If you give someone equal rights, it makes it clear you're not superior. Every social class wants to make sure someone is beneath them. It make them feel better.
 
I know what you're saying, but I have a convoluted bunch of thoughts which are probably best left, lol. Plus I'm in a bad mood. :up:
Ugh, people shit me. Not you of course, mate!
 
It's surprising that those who deny people rights are shocked when sometimes they just take them.

I get as pissed as you do. But am still bleeding from biting my tongue.:wink:
 
The true symbol of the War on Terror is the Islamic veil vs. the Women's Business suit?

Please.

The Hijab has nothing to do with the War on Terror or the degradation of women. When the Hijab was instituted, it was done to give women a sense of entitlement and empowerment, because before Islam was born in Arabia, women were abused and treated like sex slaves.

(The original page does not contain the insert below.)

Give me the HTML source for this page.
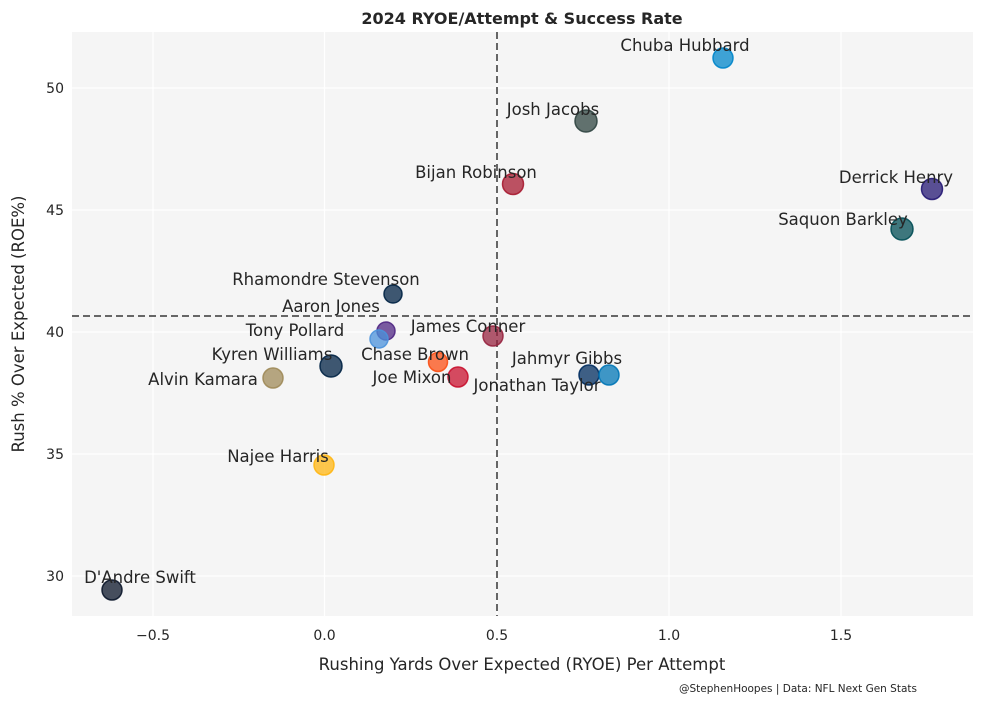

In normal Muslim families, in the west and in eastern countries not run by extremists (the most "Muslim" countries in the world are Pakistan, and Indonesia, and both have secular governments), women aren't oppressed. They aren't told to sit home all day. They aren't told not to have careers. They aren't forced to wear a Hijab.

In my own family, one of my sister-in-laws wears a Hijab only when she goes to college; the other one wears it all the time-- and she's a criminal lawyer, so she wears the hat of both the business suit and the Hijab.